Every line of the material that follows must be printed again exactly.
---*---
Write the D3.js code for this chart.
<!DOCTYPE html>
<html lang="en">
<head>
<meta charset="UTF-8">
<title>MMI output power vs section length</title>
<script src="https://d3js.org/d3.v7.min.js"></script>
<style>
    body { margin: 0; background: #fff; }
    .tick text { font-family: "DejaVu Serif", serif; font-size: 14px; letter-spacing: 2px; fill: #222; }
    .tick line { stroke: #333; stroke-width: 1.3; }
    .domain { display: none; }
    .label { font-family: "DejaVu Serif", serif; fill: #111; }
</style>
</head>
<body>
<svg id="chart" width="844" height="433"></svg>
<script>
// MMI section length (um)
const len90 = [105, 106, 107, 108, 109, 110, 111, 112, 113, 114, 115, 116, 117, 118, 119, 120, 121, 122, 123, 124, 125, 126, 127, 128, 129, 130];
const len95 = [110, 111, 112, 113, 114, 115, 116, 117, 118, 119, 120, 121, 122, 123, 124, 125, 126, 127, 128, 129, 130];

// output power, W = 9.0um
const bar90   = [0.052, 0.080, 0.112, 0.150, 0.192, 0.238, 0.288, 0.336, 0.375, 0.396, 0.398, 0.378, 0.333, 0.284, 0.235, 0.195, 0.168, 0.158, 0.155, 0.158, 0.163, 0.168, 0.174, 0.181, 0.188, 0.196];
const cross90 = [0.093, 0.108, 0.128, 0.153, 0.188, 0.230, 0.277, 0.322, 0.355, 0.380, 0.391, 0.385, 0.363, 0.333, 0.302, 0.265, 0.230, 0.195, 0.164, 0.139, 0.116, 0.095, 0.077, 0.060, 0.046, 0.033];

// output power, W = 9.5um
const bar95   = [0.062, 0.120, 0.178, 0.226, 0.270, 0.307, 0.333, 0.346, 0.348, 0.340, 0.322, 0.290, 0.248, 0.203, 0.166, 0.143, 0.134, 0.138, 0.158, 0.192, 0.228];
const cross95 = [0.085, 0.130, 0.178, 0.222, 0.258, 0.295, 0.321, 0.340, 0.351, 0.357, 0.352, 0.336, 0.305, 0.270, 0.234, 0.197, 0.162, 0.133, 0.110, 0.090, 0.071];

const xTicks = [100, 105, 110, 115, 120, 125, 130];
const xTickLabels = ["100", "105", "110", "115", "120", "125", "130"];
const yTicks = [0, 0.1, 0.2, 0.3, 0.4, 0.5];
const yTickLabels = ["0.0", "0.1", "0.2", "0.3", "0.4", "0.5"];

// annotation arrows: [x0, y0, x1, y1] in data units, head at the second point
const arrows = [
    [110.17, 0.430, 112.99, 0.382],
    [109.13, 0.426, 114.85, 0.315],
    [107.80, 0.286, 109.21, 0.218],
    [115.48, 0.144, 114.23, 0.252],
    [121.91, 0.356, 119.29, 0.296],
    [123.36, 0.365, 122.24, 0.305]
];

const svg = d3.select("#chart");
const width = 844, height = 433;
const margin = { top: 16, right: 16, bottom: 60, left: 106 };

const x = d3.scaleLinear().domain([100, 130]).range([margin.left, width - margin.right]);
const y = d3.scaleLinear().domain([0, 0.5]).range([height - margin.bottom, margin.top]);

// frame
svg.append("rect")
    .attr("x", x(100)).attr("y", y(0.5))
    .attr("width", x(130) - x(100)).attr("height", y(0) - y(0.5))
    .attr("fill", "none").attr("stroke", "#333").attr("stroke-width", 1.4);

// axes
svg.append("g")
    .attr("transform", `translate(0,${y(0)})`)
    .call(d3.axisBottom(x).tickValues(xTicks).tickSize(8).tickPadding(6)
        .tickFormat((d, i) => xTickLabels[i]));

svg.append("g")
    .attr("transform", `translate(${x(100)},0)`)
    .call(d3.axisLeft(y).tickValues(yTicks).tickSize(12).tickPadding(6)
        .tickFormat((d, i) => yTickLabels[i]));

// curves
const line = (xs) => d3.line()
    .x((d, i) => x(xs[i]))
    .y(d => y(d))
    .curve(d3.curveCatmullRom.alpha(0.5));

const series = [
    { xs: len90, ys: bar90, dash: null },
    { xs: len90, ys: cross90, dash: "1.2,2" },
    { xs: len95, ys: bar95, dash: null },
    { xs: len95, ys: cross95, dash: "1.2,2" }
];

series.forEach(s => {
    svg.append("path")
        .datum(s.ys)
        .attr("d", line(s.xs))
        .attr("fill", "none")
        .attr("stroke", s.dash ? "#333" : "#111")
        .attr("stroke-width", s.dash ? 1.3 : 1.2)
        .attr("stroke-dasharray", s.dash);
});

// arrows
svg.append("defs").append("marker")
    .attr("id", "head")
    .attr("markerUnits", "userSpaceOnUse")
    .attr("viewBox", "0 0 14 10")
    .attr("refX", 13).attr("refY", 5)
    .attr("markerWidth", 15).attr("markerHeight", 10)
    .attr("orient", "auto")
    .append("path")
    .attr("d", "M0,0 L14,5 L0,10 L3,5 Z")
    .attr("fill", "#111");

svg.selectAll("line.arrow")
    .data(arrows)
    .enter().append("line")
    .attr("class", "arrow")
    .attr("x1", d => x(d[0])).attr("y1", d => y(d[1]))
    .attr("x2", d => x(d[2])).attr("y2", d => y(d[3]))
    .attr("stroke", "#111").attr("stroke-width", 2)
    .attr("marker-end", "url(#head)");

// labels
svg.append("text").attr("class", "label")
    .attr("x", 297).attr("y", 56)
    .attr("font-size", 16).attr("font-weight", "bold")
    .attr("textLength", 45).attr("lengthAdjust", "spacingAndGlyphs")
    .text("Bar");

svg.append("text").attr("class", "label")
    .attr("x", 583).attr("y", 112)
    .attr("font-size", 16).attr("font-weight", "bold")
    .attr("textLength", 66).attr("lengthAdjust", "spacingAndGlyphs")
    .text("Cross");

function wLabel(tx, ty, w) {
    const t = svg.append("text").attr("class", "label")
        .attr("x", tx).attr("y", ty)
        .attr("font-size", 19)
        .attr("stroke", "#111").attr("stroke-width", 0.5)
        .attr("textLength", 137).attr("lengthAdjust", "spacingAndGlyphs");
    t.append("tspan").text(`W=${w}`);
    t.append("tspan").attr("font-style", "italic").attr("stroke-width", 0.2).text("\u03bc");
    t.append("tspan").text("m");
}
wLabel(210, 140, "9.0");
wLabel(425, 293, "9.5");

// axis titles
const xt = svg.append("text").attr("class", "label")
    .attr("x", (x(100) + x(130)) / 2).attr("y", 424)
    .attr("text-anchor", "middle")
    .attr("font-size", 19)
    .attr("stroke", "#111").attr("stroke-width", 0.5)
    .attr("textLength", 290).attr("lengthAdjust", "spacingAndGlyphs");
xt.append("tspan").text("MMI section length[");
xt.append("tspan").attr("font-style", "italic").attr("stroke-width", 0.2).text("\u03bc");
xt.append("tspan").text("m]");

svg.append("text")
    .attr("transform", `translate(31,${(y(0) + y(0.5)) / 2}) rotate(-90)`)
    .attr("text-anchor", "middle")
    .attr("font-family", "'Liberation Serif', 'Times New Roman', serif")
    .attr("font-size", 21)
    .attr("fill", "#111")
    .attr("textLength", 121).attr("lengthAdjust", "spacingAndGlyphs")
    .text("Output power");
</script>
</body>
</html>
---*---
_IN RESPONSE_
Write the D3.js code for this chart.
<!DOCTYPE html>
<html lang="en">
<head>
<meta charset="UTF-8">
<title>MMI output power vs section length</title>
<script src="https://d3js.org/d3.v7.min.js"></script>
<style>
    body { margin: 0; background: #fff; }
    .tick text { font-family: "DejaVu Serif", serif; font-size: 14px; letter-spacing: 2px; fill: #222; }
    .tick line { stroke: #333; stroke-width: 1.3; }
    .domain { display: none; }
    .label { font-family: "DejaVu Serif", serif; fill: #111; }
</style>
</head>
<body>
<svg id="chart" width="844" height="433"></svg>
<script>
// MMI section length (um)
const len90 = [105, 106, 107, 108, 109, 110, 111, 112, 113, 114, 115, 116, 117, 118, 119, 120, 121, 122, 123, 124, 125, 126, 127, 128, 129, 130];
const len95 = [110, 111, 112, 113, 114, 115, 116, 117, 118, 119, 120, 121, 122, 123, 124, 125, 126, 127, 128, 129, 130];

// output power, W = 9.0um
const bar90   = [0.052, 0.080, 0.112, 0.150, 0.192, 0.238, 0.288, 0.336, 0.375, 0.396, 0.398, 0.378, 0.333, 0.284, 0.235, 0.195, 0.168, 0.158, 0.155, 0.158, 0.163, 0.168, 0.174, 0.181, 0.188, 0.196];
const cross90 = [0.093, 0.108, 0.128, 0.153, 0.188, 0.230, 0.277, 0.322, 0.355, 0.380, 0.391, 0.385, 0.363, 0.333, 0.302, 0.265, 0.230, 0.195, 0.164, 0.139, 0.116, 0.095, 0.077, 0.060, 0.046, 0.033];

// output power, W = 9.5um
const bar95   = [0.062, 0.120, 0.178, 0.226, 0.270, 0.307, 0.333, 0.346, 0.348, 0.340, 0.322, 0.290, 0.248, 0.203, 0.166, 0.143, 0.134, 0.138, 0.158, 0.192, 0.228];
const cross95 = [0.085, 0.130, 0.178, 0.222, 0.258, 0.295, 0.321, 0.340, 0.351, 0.357, 0.352, 0.336, 0.305, 0.270, 0.234, 0.197, 0.162, 0.133, 0.110, 0.090, 0.071];

const xTicks = [100, 105, 110, 115, 120, 125, 130];
const xTickLabels = ["100", "105", "110", "115", "120", "125", "130"];
const yTicks = [0, 0.1, 0.2, 0.3, 0.4, 0.5];
const yTickLabels = ["0.0", "0.1", "0.2", "0.3", "0.4", "0.5"];

// annotation arrows: [x0, y0, x1, y1] in data units, head at the second point
const arrows = [
    [110.17, 0.430, 112.99, 0.382],
    [109.13, 0.426, 114.85, 0.315],
    [107.80, 0.286, 109.21, 0.218],
    [115.48, 0.144, 114.23, 0.252],
    [121.91, 0.356, 119.29, 0.296],
    [123.36, 0.365, 122.24, 0.305]
];

const svg = d3.select("#chart");
const width = 844, height = 433;
const margin = { top: 16, right: 16, bottom: 60, left: 106 };

const x = d3.scaleLinear().domain([100, 130]).range([margin.left, width - margin.right]);
const y = d3.scaleLinear().domain([0, 0.5]).range([height - margin.bottom, margin.top]);

// frame
svg.append("rect")
    .attr("x", x(100)).attr("y", y(0.5))
    .attr("width", x(130) - x(100)).attr("height", y(0) - y(0.5))
    .attr("fill", "none").attr("stroke", "#333").attr("stroke-width", 1.4);

// axes
svg.append("g")
    .attr("transform", `translate(0,${y(0)})`)
    .call(d3.axisBottom(x).tickValues(xTicks).tickSize(8).tickPadding(6)
        .tickFormat((d, i) => xTickLabels[i]));

svg.append("g")
    .attr("transform", `translate(${x(100)},0)`)
    .call(d3.axisLeft(y).tickValues(yTicks).tickSize(12).tickPadding(6)
        .tickFormat((d, i) => yTickLabels[i]));

// curves
const line = (xs) => d3.line()
    .x((d, i) => x(xs[i]))
    .y(d => y(d))
    .curve(d3.curveCatmullRom.alpha(0.5));

const series = [
    { xs: len90, ys: bar90, dash: null },
    { xs: len90, ys: cross90, dash: "1.2,2" },
    { xs: len95, ys: bar95, dash: null },
    { xs: len95, ys: cross95, dash: "1.2,2" }
];

series.forEach(s => {
    svg.append("path")
        .datum(s.ys)
        .attr("d", line(s.xs))
        .attr("fill", "none")
        .attr("stroke", s.dash ? "#333" : "#111")
        .attr("stroke-width", s.dash ? 1.3 : 1.2)
        .attr("stroke-dasharray", s.dash);
});

// arrows
svg.append("defs").append("marker")
    .attr("id", "head")
    .attr("markerUnits", "userSpaceOnUse")
    .attr("viewBox", "0 0 14 10")
    .attr("refX", 13).attr("refY", 5)
    .attr("markerWidth", 15).attr("markerHeight", 10)
    .attr("orient", "auto")
    .append("path")
    .attr("d", "M0,0 L14,5 L0,10 L3,5 Z")
    .attr("fill", "#111");

svg.selectAll("line.arrow")
    .data(arrows)
    .enter().append("line")
    .attr("class", "arrow")
    .attr("x1", d => x(d[0])).attr("y1", d => y(d[1]))
    .attr("x2", d => x(d[2])).attr("y2", d => y(d[3]))
    .attr("stroke", "#111").attr("stroke-width", 2)
    .attr("marker-end", "url(#head)");

// labels
svg.append("text").attr("class", "label")
    .attr("x", 297).attr("y", 56)
    .attr("font-size", 16).attr("font-weight", "bold")
    .attr("textLength", 45).attr("lengthAdjust", "spacingAndGlyphs")
    .text("Bar");

svg.append("text").attr("class", "label")
    .attr("x", 583).attr("y", 112)
    .attr("font-size", 16).attr("font-weight", "bold")
    .attr("textLength", 66).attr("lengthAdjust", "spacingAndGlyphs")
    .text("Cross");

function wLabel(tx, ty, w) {
    const t = svg.append("text").attr("class", "label")
        .attr("x", tx).attr("y", ty)
        .attr("font-size", 19)
        .attr("stroke", "#111").attr("stroke-width", 0.5)
        .attr("textLength", 137).attr("lengthAdjust", "spacingAndGlyphs");
    t.append("tspan").text(`W=${w}`);
    t.append("tspan").attr("font-style", "italic").attr("stroke-width", 0.2).text("\u03bc");
    t.append("tspan").text("m");
}
wLabel(210, 140, "9.0");
wLabel(425, 293, "9.5");

// axis titles
const xt = svg.append("text").attr("class", "label")
    .attr("x", (x(100) + x(130)) / 2).attr("y", 424)
    .attr("text-anchor", "middle")
    .attr("font-size", 19)
    .attr("stroke", "#111").attr("stroke-width", 0.5)
    .attr("textLength", 290).attr("lengthAdjust", "spacingAndGlyphs");
xt.append("tspan").text("MMI section length[");
xt.append("tspan").attr("font-style", "italic").attr("stroke-width", 0.2).text("\u03bc");
xt.append("tspan").text("m]");

svg.append("text")
    .attr("transform", `translate(31,${(y(0) + y(0.5)) / 2}) rotate(-90)`)
    .attr("text-anchor", "middle")
    .attr("font-family", "'Liberation Serif', 'Times New Roman', serif")
    .attr("font-size", 21)
    .attr("fill", "#111")
    .attr("textLength", 121).attr("lengthAdjust", "spacingAndGlyphs")
    .text("Output power");
</script>
</body>
</html>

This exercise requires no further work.